**ENTRIES**
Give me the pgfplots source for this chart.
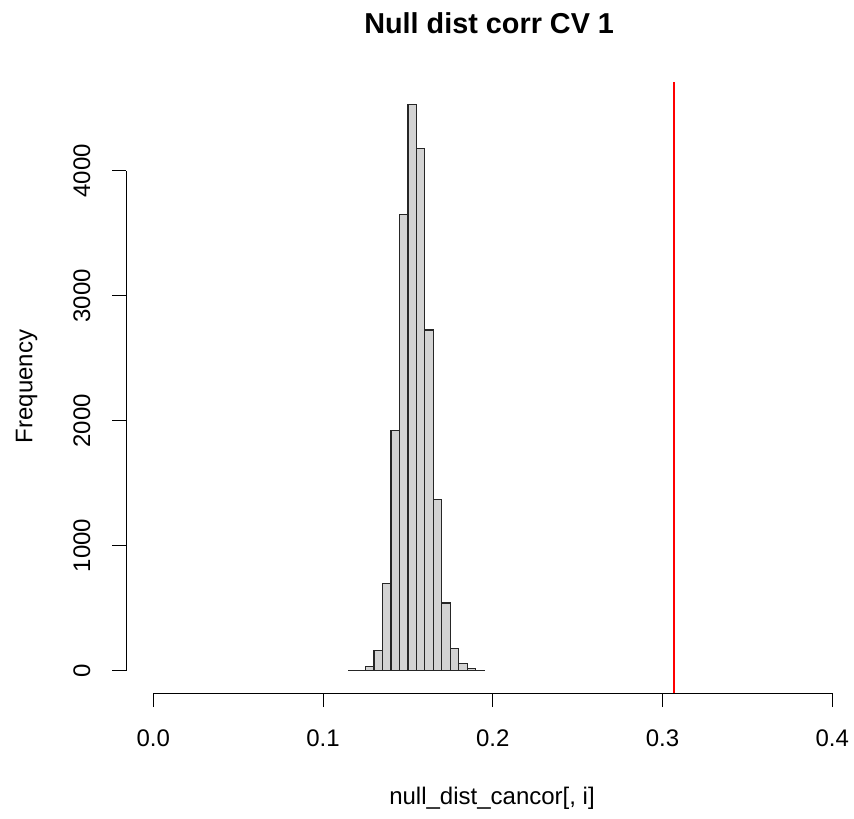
\documentclass[border=0pt]{standalone}
\usepackage{pgfplots}
\pgfplotsset{compat=1.18}
\usepackage{fontspec}
\setmainfont{Liberation Sans}
\definecolor{rgray}{HTML}{D3D3D3}
\begin{document}
\begin{tikzpicture}
\path[use as bounding box] (-126.1pt,-125.8pt) rectangle (727.9pt,693.2pt);
\begin{axis}[
  at={(0,0)}, anchor=south west,
  scale only axis,
  width=727.9pt, height=611.5pt,
  xmin=-0.016, xmax=0.41278,
  ymin=-181.3, ymax=4714,
  axis x line*=bottom, axis y line*=left,
  axis line style={draw=none},
  xtick={0,0.1,0.2,0.3,0.4},
  ytick={0,1000,2000,3000,4000},
  tick align=outside,
  major tick length=14pt,
  every tick/.style={black, line width=1pt},
  scaled ticks=false,
  /pgf/number format/assume math mode=true,
  tick label style={font=\fontsize{24}{28}\selectfont},
  xticklabel style={anchor=base, yshift=-39.3pt,
    /pgf/number format/fixed, /pgf/number format/fixed zerofill,
    /pgf/number format/precision=1},
  yticklabel style={rotate=90, anchor=base, yshift=22pt,
    /pgf/number format/set thousands separator={}},
  title={Null dist corr CV 1},
  every axis title/.style={at={(rel axis cs:0.4988,1.0792)}, anchor=base,
    font=\fontsize{28.8}{34}\selectfont\bfseries},
  xlabel={null\_dist\_cancor[, i]},
  every axis x label/.style={at={(rel axis cs:0.5027,-0.1828)}, anchor=base,
    font=\fontsize{24}{28}\selectfont},
  ylabel={Frequency},
  every axis y label/.style={at={(rel axis cs:-0.1289,0.5016)}, rotate=90, anchor=base,
    font=\fontsize{24}{28}\selectfont},
]
\addplot[ybar interval, fill=rgray, draw=black!85, line width=1.2pt] coordinates {
(0.115,1) (0.120,3) (0.125,30) (0.130,160) (0.135,694) (0.140,1922)
(0.145,3648) (0.150,4534) (0.155,4176) (0.160,2726) (0.165,1368)
(0.170,541) (0.175,174) (0.180,58) (0.185,14) (0.190,2) (0.195,0)
};
\addplot[sharp plot, no markers, red, line width=1.5pt] table {
x y
0.3066 -181.3
0.3066 4714
};
\draw[black, line width=1pt] (axis cs:0,-181.3) -- (axis cs:0.4,-181.3);
\draw[black, line width=1pt] (axis cs:-0.016,0) -- (axis cs:-0.016,4000);
\end{axis}
\end{tikzpicture}
\end{document}
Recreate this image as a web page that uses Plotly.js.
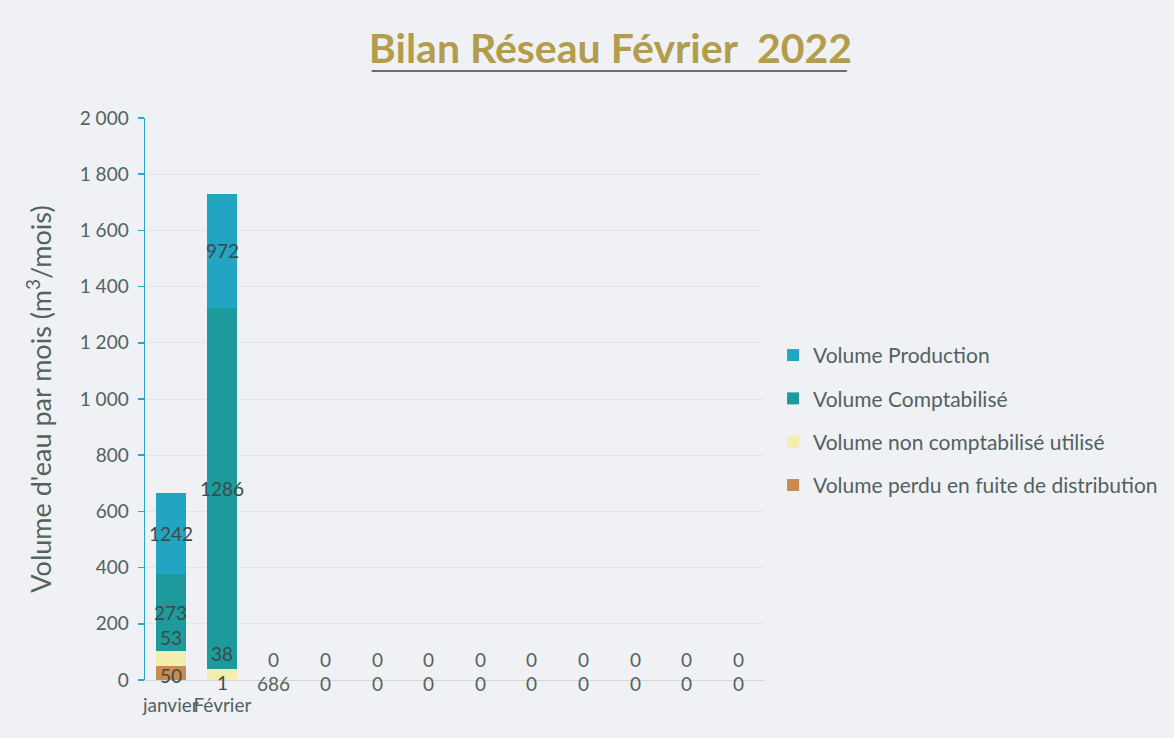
<!DOCTYPE html>
<html>
<head>
<meta charset="utf-8">
<script src="https://cdn.plot.ly/plotly-3.0.1.min.js"></script>
<style>
  html, body { margin: 0; padding: 0; background: #eff1f4; }
  #chart { width: 1174px; height: 738px; }
</style>
</head>
<body>
<div id="chart"></div>
<script>
// ---- data ----
const months = ['janvier', 'Février', 'Mars', 'Avril', 'Mai', 'Juin', 'Juillet', 'Août', 'Septembre', 'Octobre', 'Novembre', 'Décembre'];
const tickLabels = ['janvier', 'Février', '', '', '', '', '', '', '', '', '', ''];

const volumePerdu = [50, 1, 0, 0, 0, 0, 0, 0, 0, 0, 0, 0];
const volumeNonComptabilise = [53, 38, 0, 0, 0, 0, 0, 0, 0, 0, 0, 0];
const volumeComptabilise = [273, 1286, 0, 0, 0, 0, 0, 0, 0, 0, 0, 0];
const volumeProduction = [289, 405, 0, 0, 0, 0, 0, 0, 0, 0, 0, 0];

// data labels as printed on the chart
const labelsPerdu = ['50', '1', '686', '0', '0', '0', '0', '0', '0', '0', '0', '0'];
const labelsNonComptabilise = ['53', '38', '0', '0', '0', '0', '0', '0', '0', '0', '0', '0'];
const labelsComptabilise = ['273', '1286', '', '', '', '', '', '', '', '', '', ''];
const labelsProduction = ['1242', '972', '', '', '', '', '', '', '', '', '', ''];

const yTicks = [0, 200, 400, 600, 800, 1000, 1200, 1400, 1600, 1800, 2000];

// ---- styles ----
const FONT = 'Lato, "Open Sans", sans-serif';
const TXT = '#52625f';
const colors = {
  perdu: '#c98b50',
  nonCompta: '#f3eeab',
  compta: '#1d9a9c',
  production: '#22a5c3'
};

const series = [
  { name: 'Volume perdu en fuite de distribution', y: volumePerdu, color: colors.perdu, rank: 4 },
  { name: 'Volume non comptabilisé utilisé', y: volumeNonComptabilise, color: colors.nonCompta, rank: 3 },
  { name: 'Volume Comptabilisé', y: volumeComptabilise, color: colors.compta, rank: 2 },
  { name: 'Volume Production', y: volumeProduction, color: colors.production, rank: 1 }
];

const traces = series.map((s, i) => ({
  type: 'bar',
  x: months,
  y: s.y,
  name: s.name,
  marker: { color: s.color, line: { width: 0 } },
  legendgroup: 'g' + i,
  legendrank: s.rank,
  hoverinfo: 'skip'
}));

// ---- data label annotations (positioned in data coordinates) ----
const annotations = [];
const labelSets = [
  { labels: labelsPerdu, idx: 0, shift: -3 },
  { labels: labelsNonComptabilise, idx: 1, shift: 21 },
  { labels: labelsComptabilise, idx: 2, shift: 0 },
  { labels: labelsProduction, idx: 3, shift: 0 }
];
labelSets.forEach(set => {
  months.forEach((m, j) => {
    const txt = set.labels[j];
    if (!txt) return;
    let base = 0;
    for (let k = 0; k < set.idx; k++) base += series[k].y[j];
    const yc = base + series[set.idx].y[j] / 2;
    annotations.push({
      x: m, y: yc, xref: 'x', yref: 'y',
      text: txt, showarrow: false, yshift: set.shift,
      font: { family: FONT, size: 19, color: j < 2 ? '#3e4a48' : '#55635f' }
    });
  });
});

const shownTicks = months.filter((m, i) => tickLabels[i] !== '');
const shownTickText = tickLabels.filter(t => t !== '');

const layout = {
  width: 1174,
  height: 738,
  autosize: false,
  paper_bgcolor: '#eff1f4',
  plot_bgcolor: '#eff1f4',
  margin: { l: 145, r: 409, t: 118, b: 58 },
  separators: ', ',
  barmode: 'stack',
  bargap: 0.42,
  font: { family: FONT, color: TXT },
  title: {
    text: '<b>Bilan Réseau Février\u00a0\u00a02022</b>',
    font: { family: FONT, size: 41, color: '#b39d4c' },
    x: 0.52, xanchor: 'center',
    y: 0.934, yanchor: 'middle'
  },
  xaxis: {
    type: 'category',
    categoryorder: 'array',
    categoryarray: months,
    tickmode: 'array',
    tickvals: shownTicks,
    ticktext: shownTickText,
    tickangle: 0,
    showline: true,
    linecolor: '#d3d7da',
    linewidth: 1,
    showgrid: false,
    ticks: '',
    ticklabelstandoff: 8,
    tickfont: { family: FONT, size: 19, color: TXT },
    automargin: false
  },
  yaxis: {
    range: [0, 2000],
    tickmode: 'array',
    tickvals: yTicks,
    tickformat: ',d',
    showline: true,
    linecolor: '#2aa7c9',
    linewidth: 1.5,
    ticks: 'outside',
    ticklen: 6,
    tickcolor: '#2aa7c9',
    tickwidth: 1.5,
    ticklabelstandoff: 5,
    showgrid: true,
    gridcolor: '#e3e6e9',
    gridwidth: 1,
    zeroline: false,
    tickfont: { family: FONT, size: 19, color: TXT },
    title: {
      text: "Volume d'eau par mois (m<sup>3</sup>/mois)",
      font: { family: FONT, size: 27, color: TXT },
      standoff: 20
    },
    automargin: false
  },
  legend: {
    x: 1.013, xanchor: 'left',
    y: 0.614, yanchor: 'top',
    traceorder: 'grouped',
    tracegroupgap: 13,
    font: { family: FONT, size: 21, color: TXT },
    bgcolor: 'rgba(0,0,0,0)',
    itemwidth: 30
  },
  annotations: annotations,
  shapes: [{
    type: 'line', xref: 'paper', yref: 'paper',
    x0: (372 - 145) / 620, x1: (848 - 145) / 620,
    y0: (680 - 71) / 562, y1: (680 - 71) / 562,
    line: { color: '#7d6273', width: 2 }
  }]
};

Plotly.newPlot('chart', traces, layout, { displayModeBar: false, staticPlot: true });
</script>
</body>
</html>
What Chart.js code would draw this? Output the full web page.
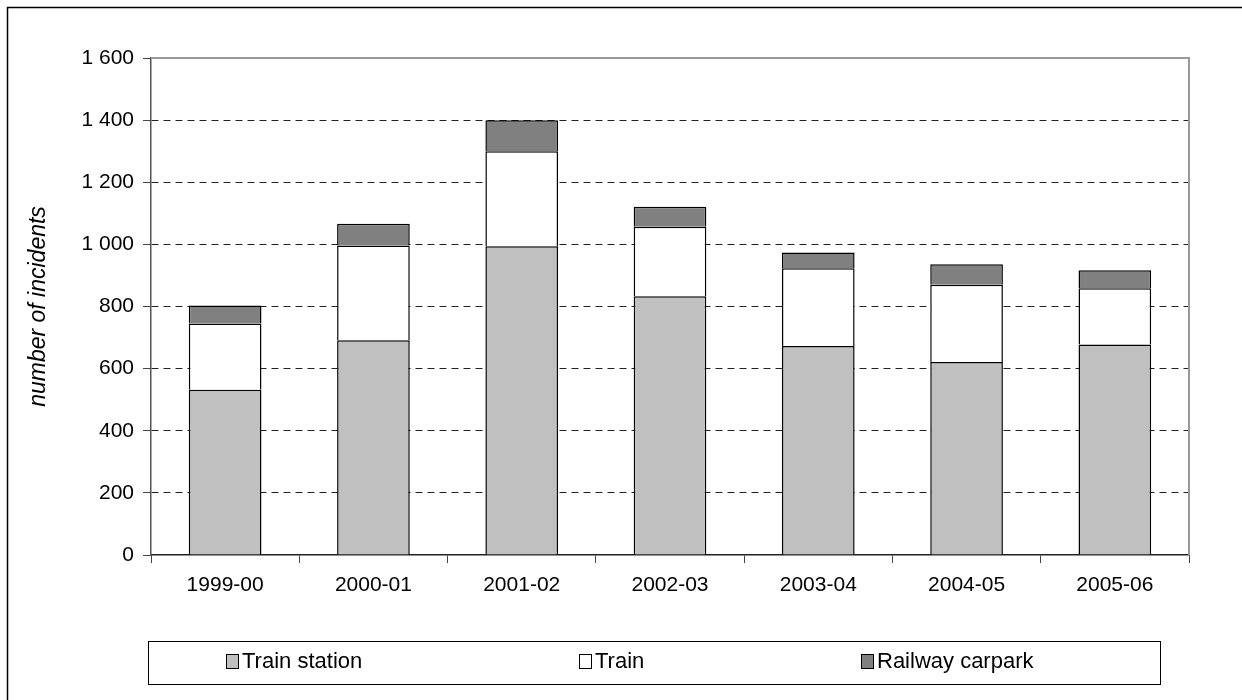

**PROMPT**
How many lines in these records hold the string "draw"? Reply with the number alone.

**SOLUTION FOR THIS PROBLEM**
5